• Given problem: Set down each line of the data below exactly as it stands, dropping the pictures.

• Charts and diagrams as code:
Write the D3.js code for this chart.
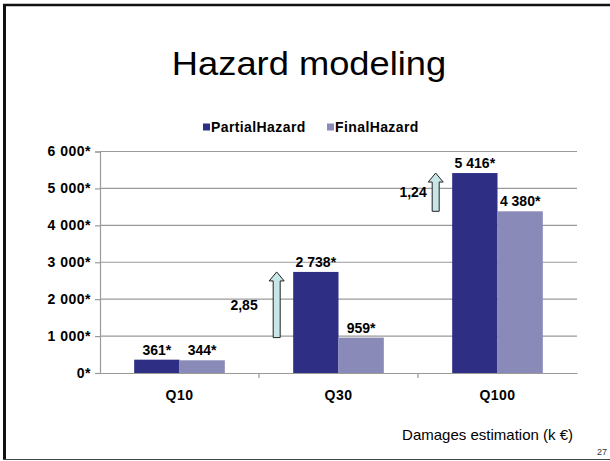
<!DOCTYPE html>
<html>
<head>
<meta charset="utf-8">
<script src="https://cdn.jsdelivr.net/npm/d3@7"></script>
<style>
  body { margin: 0; background: #fff; }
  svg text { font-family: Arial, "Liberation Sans", sans-serif; }
</style>
</head>
<body>
<svg id="chart" width="610" height="461"></svg>
<script>
// Data
const categories = ['Q10', 'Q30', 'Q100'];
const partialHazard = [361, 2738, 5416];
const finalHazard = [344, 959, 4380];
const seriesNames = ['PartialHazard', 'FinalHazard'];
const yTicks = [0, 1000, 2000, 3000, 4000, 5000, 6000];
// ratio arrows (partial / final), shown for Q30 and Q100
const ratioCats = ['Q30', 'Q100'];
const ratioLabels = ['2,85', '1,24'];

const colors = ['#2e2e85', '#8a8ab9'];
const gridColor = '#9a9a9a';
const ratioLabelGap = [19, 9];

const svg = d3.select('#chart');
const margin = {left: 100, right: 33, top: 151.5, bottom: 88};
const W = 610, H = 461;

const fmt = d3.formatLocale({decimal: ',', thousands: '\u00a0', grouping: [3], currency: ['', '']}).format(',d');
const starFmt = v => fmt(v) + '*';

// Slide frame
svg.append('line').attr('x1', 3).attr('x2', W).attr('y1', 5).attr('y2', 5)
  .attr('stroke', '#111').attr('stroke-width', 2.5);
svg.append('line').attr('x1', 4.5).attr('x2', 4.5).attr('y1', 4).attr('y2', 460)
  .attr('stroke', '#111').attr('stroke-width', 3);
svg.append('line').attr('x1', 3).attr('x2', W).attr('y1', 459.5).attr('y2', 459.5)
  .attr('stroke', '#444').attr('stroke-width', 1);

// Title
svg.append('text')
  .attr('transform', 'translate(309, 75) scale(1.1, 1)')
  .attr('text-anchor', 'middle')
  .style('font-size', '33px')
  .text('Hazard modeling');

// Scales
const x0 = d3.scaleBand()
  .domain(categories)
  .range([margin.left, W - margin.right])
  .paddingInner(0.43)
  .paddingOuter(0.215);
const x1 = d3.scaleBand()
  .domain(seriesNames)
  .range([0, x0.bandwidth()]);
const y = d3.scaleLinear()
  .domain([0, 6000])
  .range([H - margin.bottom, margin.top]);

// Gridlines
svg.append('g')
  .selectAll('line')
  .data(yTicks.filter(t => t > 0))
  .join('line')
  .attr('x1', margin.left).attr('x2', W - margin.right)
  .attr('y1', d => y(d)).attr('y2', d => y(d))
  .attr('stroke', gridColor).attr('stroke-width', 1.2);

// Y axis
const yAxis = svg.append('g')
  .attr('transform', `translate(${margin.left},0)`)
  .call(d3.axisLeft(y).tickValues(yTicks).tickSize(5).tickPadding(4).tickFormat(starFmt));
yAxis.selectAll('path, line').attr('stroke', gridColor).attr('stroke-width', 1.2);
yAxis.selectAll('text')
  .attr('fill', '#000')
  .style('font-size', '14px')
  .style('font-weight', 'bold')
  .style('letter-spacing', '0.5px')
  .style('font-family', 'Arial, "Liberation Sans", sans-serif');

// X axis
const xAxis = svg.append('g')
  .attr('transform', `translate(0,${y(0)})`)
  .call(d3.axisBottom(x0).tickSize(0).tickPadding(17));
xAxis.select('path').attr('stroke', gridColor).attr('stroke-width', 1.2);
xAxis.selectAll('text')
  .attr('fill', '#000')
  .style('font-size', '14px')
  .style('font-weight', 'bold')
  .style('letter-spacing', '0.5px')
  .style('font-family', 'Arial, "Liberation Sans", sans-serif');
// category separator ticks
const step = x0.step();
svg.append('g')
  .selectAll('line')
  .data(categories.slice(1))
  .join('line')
  .attr('x1', d => x0(d) - step * x0.paddingInner() / 2)
  .attr('x2', d => x0(d) - step * x0.paddingInner() / 2)
  .attr('y1', y(0)).attr('y2', y(0) + 5)
  .attr('stroke', gridColor).attr('stroke-width', 1.2);

// Bars
const rows = categories.map((c, i) => ({cat: c, values: [partialHazard[i], finalHazard[i]]}));
const groups = svg.append('g')
  .selectAll('g')
  .data(rows)
  .join('g')
  .attr('transform', d => `translate(${x0(d.cat)},0)`);

groups.selectAll('rect')
  .data(d => d.values.map((v, k) => ({key: seriesNames[k], v, k})))
  .join('rect')
  .attr('x', d => x1(d.key))
  .attr('y', d => y(d.v))
  .attr('width', x1.bandwidth())
  .attr('height', d => y(0) - y(d.v))
  .attr('fill', d => colors[d.k]);

groups.selectAll('text.val')
  .data(d => d.values.map((v, k) => ({key: seriesNames[k], v, k})))
  .join('text')
  .attr('class', 'val')
  .attr('x', d => x1(d.key) + x1.bandwidth() / 2)
  .attr('y', d => y(d.v) - 5)
  .attr('text-anchor', 'middle')
  .style('font-size', '14px')
  .style('font-weight', 'bold')
  .text(d => starFmt(d.v));

// Ratio arrows
const arrowData = ratioCats.map((c, i) => {
  const idx = categories.indexOf(c);
  return {cat: c, label: ratioLabels[i], gap: ratioLabelGap[i], from: finalHazard[idx], to: partialHazard[idx]};
});
const arrows = svg.append('g')
  .selectAll('g')
  .data(arrowData)
  .join('g')
  .attr('transform', d => `translate(${x0(d.cat) - 16.5},0)`);

arrows.append('path')
  .attr('d', d => {
    const y0 = y(d.from), yt = y(d.to), hw = 7.5, sw = 3.5, hh = 9;
    return `M${-sw},${y0}L${-sw},${yt + hh}L${-hw},${yt + hh}L0,${yt}L${hw},${yt + hh}L${sw},${yt + hh}L${sw},${y0}Z`;
  })
  .attr('fill', '#c6e6e8')
  .attr('stroke', '#222')
  .attr('stroke-width', 1);

arrows.append('text')
  .attr('x', d => -d.gap)
  .attr('y', d => (y(d.from) + y(d.to)) / 2 + 5)
  .attr('text-anchor', 'end')
  .style('font-size', '14px')
  .style('font-weight', 'bold')
  .text(d => d.label);

// Legend
const legendX = [203, 327];
const legend = svg.append('g')
  .selectAll('g')
  .data(seriesNames)
  .join('g')
  .attr('transform', (d, i) => `translate(${legendX[i]}, 127)`);
legend.append('rect')
  .attr('x', 0).attr('y', -3.5)
  .attr('width', 7).attr('height', 7)
  .attr('fill', (d, i) => colors[i]);
legend.append('text')
  .attr('x', 8).attr('y', 5)
  .style('font-size', '14px')
  .style('font-weight', 'bold')
  .style('letter-spacing', '0.4px')
  .text(d => d);

// Footnote and slide number
svg.append('text')
  .attr('x', 573).attr('y', 440)
  .attr('text-anchor', 'end')
  .style('font-size', '15px')
  .text('Damages estimation (k \u20ac)');
svg.append('text')
  .attr('x', 607).attr('y', 455)
  .attr('text-anchor', 'end')
  .attr('fill', '#333')
  .style('font-size', '9px')
  .text('27');
</script>
</body>
</html>
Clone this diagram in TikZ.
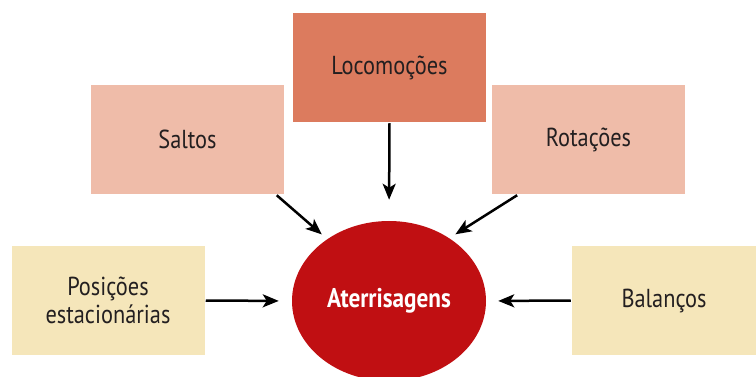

• Task output:
Write the D3.js code for this chart.
<!DOCTYPE html>
<html>
<head>
<meta charset="utf-8">
<script src="https://cdn.jsdelivr.net/npm/d3@7"></script>
<style>
  body { margin: 0; background: #fff; }
  svg text { font-family: Arial, "Liberation Sans", sans-serif; }
</style>
</head>
<body>
<svg id="chart" width="610" height="461"></svg>
<script>
// Data
const categories = ['Q10', 'Q30', 'Q100'];
const partialHazard = [361, 2738, 5416];
const finalHazard = [344, 959, 4380];
const seriesNames = ['PartialHazard', 'FinalHazard'];
const yTicks = [0, 1000, 2000, 3000, 4000, 5000, 6000];
// ratio arrows (partial / final), shown for Q30 and Q100
const ratioCats = ['Q30', 'Q100'];
const ratioLabels = ['2,85', '1,24'];

const colors = ['#2e2e85', '#8a8ab9'];
const gridColor = '#9a9a9a';
const ratioLabelGap = [19, 9];

const svg = d3.select('#chart');
const margin = {left: 100, right: 33, top: 151.5, bottom: 88};
const W = 610, H = 461;

const fmt = d3.formatLocale({decimal: ',', thousands: '\u00a0', grouping: [3], currency: ['', '']}).format(',d');
const starFmt = v => fmt(v) + '*';

// Slide frame
svg.append('line').attr('x1', 3).attr('x2', W).attr('y1', 5).attr('y2', 5)
  .attr('stroke', '#111').attr('stroke-width', 2.5);
svg.append('line').attr('x1', 4.5).attr('x2', 4.5).attr('y1', 4).attr('y2', 460)
  .attr('stroke', '#111').attr('stroke-width', 3);
svg.append('line').attr('x1', 3).attr('x2', W).attr('y1', 459.5).attr('y2', 459.5)
  .attr('stroke', '#444').attr('stroke-width', 1);

// Title
svg.append('text')
  .attr('transform', 'translate(309, 75) scale(1.1, 1)')
  .attr('text-anchor', 'middle')
  .style('font-size', '33px')
  .text('Hazard modeling');

// Scales
const x0 = d3.scaleBand()
  .domain(categories)
  .range([margin.left, W - margin.right])
  .paddingInner(0.43)
  .paddingOuter(0.215);
const x1 = d3.scaleBand()
  .domain(seriesNames)
  .range([0, x0.bandwidth()]);
const y = d3.scaleLinear()
  .domain([0, 6000])
  .range([H - margin.bottom, margin.top]);

// Gridlines
svg.append('g')
  .selectAll('line')
  .data(yTicks.filter(t => t > 0))
  .join('line')
  .attr('x1', margin.left).attr('x2', W - margin.right)
  .attr('y1', d => y(d)).attr('y2', d => y(d))
  .attr('stroke', gridColor).attr('stroke-width', 1.2);

// Y axis
const yAxis = svg.append('g')
  .attr('transform', `translate(${margin.left},0)`)
  .call(d3.axisLeft(y).tickValues(yTicks).tickSize(5).tickPadding(4).tickFormat(starFmt));
yAxis.selectAll('path, line').attr('stroke', gridColor).attr('stroke-width', 1.2);
yAxis.selectAll('text')
  .attr('fill', '#000')
  .style('font-size', '14px')
  .style('font-weight', 'bold')
  .style('letter-spacing', '0.5px')
  .style('font-family', 'Arial, "Liberation Sans", sans-serif');

// X axis
const xAxis = svg.append('g')
  .attr('transform', `translate(0,${y(0)})`)
  .call(d3.axisBottom(x0).tickSize(0).tickPadding(17));
xAxis.select('path').attr('stroke', gridColor).attr('stroke-width', 1.2);
xAxis.selectAll('text')
  .attr('fill', '#000')
  .style('font-size', '14px')
  .style('font-weight', 'bold')
  .style('letter-spacing', '0.5px')
  .style('font-family', 'Arial, "Liberation Sans", sans-serif');
// category separator ticks
const step = x0.step();
svg.append('g')
  .selectAll('line')
  .data(categories.slice(1))
  .join('line')
  .attr('x1', d => x0(d) - step * x0.paddingInner() / 2)
  .attr('x2', d => x0(d) - step * x0.paddingInner() / 2)
  .attr('y1', y(0)).attr('y2', y(0) + 5)
  .attr('stroke', gridColor).attr('stroke-width', 1.2);

// Bars
const rows = categories.map((c, i) => ({cat: c, values: [partialHazard[i], finalHazard[i]]}));
const groups = svg.append('g')
  .selectAll('g')
  .data(rows)
  .join('g')
  .attr('transform', d => `translate(${x0(d.cat)},0)`);

groups.selectAll('rect')
  .data(d => d.values.map((v, k) => ({key: seriesNames[k], v, k})))
  .join('rect')
  .attr('x', d => x1(d.key))
  .attr('y', d => y(d.v))
  .attr('width', x1.bandwidth())
  .attr('height', d => y(0) - y(d.v))
  .attr('fill', d => colors[d.k]);

groups.selectAll('text.val')
  .data(d => d.values.map((v, k) => ({key: seriesNames[k], v, k})))
  .join('text')
  .attr('class', 'val')
  .attr('x', d => x1(d.key) + x1.bandwidth() / 2)
  .attr('y', d => y(d.v) - 5)
  .attr('text-anchor', 'middle')
  .style('font-size', '14px')
  .style('font-weight', 'bold')
  .text(d => starFmt(d.v));

// Ratio arrows
const arrowData = ratioCats.map((c, i) => {
  const idx = categories.indexOf(c);
  return {cat: c, label: ratioLabels[i], gap: ratioLabelGap[i], from: finalHazard[idx], to: partialHazard[idx]};
});
const arrows = svg.append('g')
  .selectAll('g')
  .data(arrowData)
  .join('g')
  .attr('transform', d => `translate(${x0(d.cat) - 16.5},0)`);

arrows.append('path')
  .attr('d', d => {
    const y0 = y(d.from), yt = y(d.to), hw = 7.5, sw = 3.5, hh = 9;
    return `M${-sw},${y0}L${-sw},${yt + hh}L${-hw},${yt + hh}L0,${yt}L${hw},${yt + hh}L${sw},${yt + hh}L${sw},${y0}Z`;
  })
  .attr('fill', '#c6e6e8')
  .attr('stroke', '#222')
  .attr('stroke-width', 1);

arrows.append('text')
  .attr('x', d => -d.gap)
  .attr('y', d => (y(d.from) + y(d.to)) / 2 + 5)
  .attr('text-anchor', 'end')
  .style('font-size', '14px')
  .style('font-weight', 'bold')
  .text(d => d.label);

// Legend
const legendX = [203, 327];
const legend = svg.append('g')
  .selectAll('g')
  .data(seriesNames)
  .join('g')
  .attr('transform', (d, i) => `translate(${legendX[i]}, 127)`);
legend.append('rect')
  .attr('x', 0).attr('y', -3.5)
  .attr('width', 7).attr('height', 7)
  .attr('fill', (d, i) => colors[i]);
legend.append('text')
  .attr('x', 8).attr('y', 5)
  .style('font-size', '14px')
  .style('font-weight', 'bold')
  .style('letter-spacing', '0.4px')
  .text(d => d);

// Footnote and slide number
svg.append('text')
  .attr('x', 573).attr('y', 440)
  .attr('text-anchor', 'end')
  .style('font-size', '15px')
  .text('Damages estimation (k \u20ac)');
svg.append('text')
  .attr('x', 607).attr('y', 455)
  .attr('text-anchor', 'end')
  .attr('fill', '#333')
  .style('font-size', '9px')
  .text('27');
</script>
</body>
</html>
Clone this diagram in TikZ.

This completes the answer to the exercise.